The exact bullet point is - Another use case is as a regularization technique (i.e., a training constrain whose objective is to reduce overfitting and thus improve the model's ability to generalize). For example, you may want to add some auxiliary outputs in a NN architecture to ensure that the underlying part of the network learns something useful on its own, without relying on the rest of the network.
I just don't understand this. How exactly does it regularize? I detailed explanation would be appreciated! Thanks
Hi @Ruhil-DS ,
Suppose the neural net's main task is to classify images of cats and dogs. Just two classes. Perhaps in this particular training set, most dogs have a darker color than the cats, so that's all the neural net learns, since it doesn't need more. But in real life, it doesn't generalize well, of course.
Now suppose you add an auxiliary output that forces the neural net to reconstruct it's input. The neural net will be forced to preserve a lot of information in order to be able to reconstruct the input as best it can. But it will still need to compress that information since there's a limited number of neurons in the top hidden layer.
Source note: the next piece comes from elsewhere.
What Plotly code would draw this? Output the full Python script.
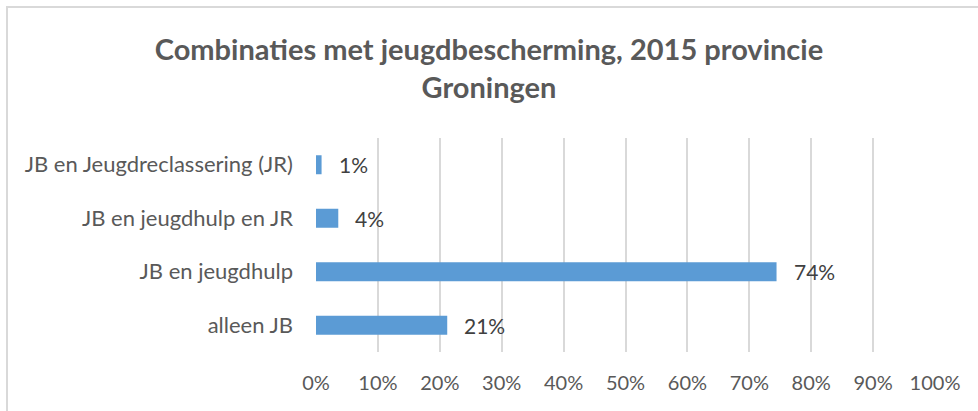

With that information, the main output layer will be able to predict cat/dog based on more than just the brightness level. It may not perform as well on the training set, but it will probably generalize better to new images: that's regularization.
As an example of this technique, check out the original capsule networks paper by Sabour, Frost and Hinton (or see my video on this topic: https://youtu.be/pPN8d0E3900).
Hope this helps.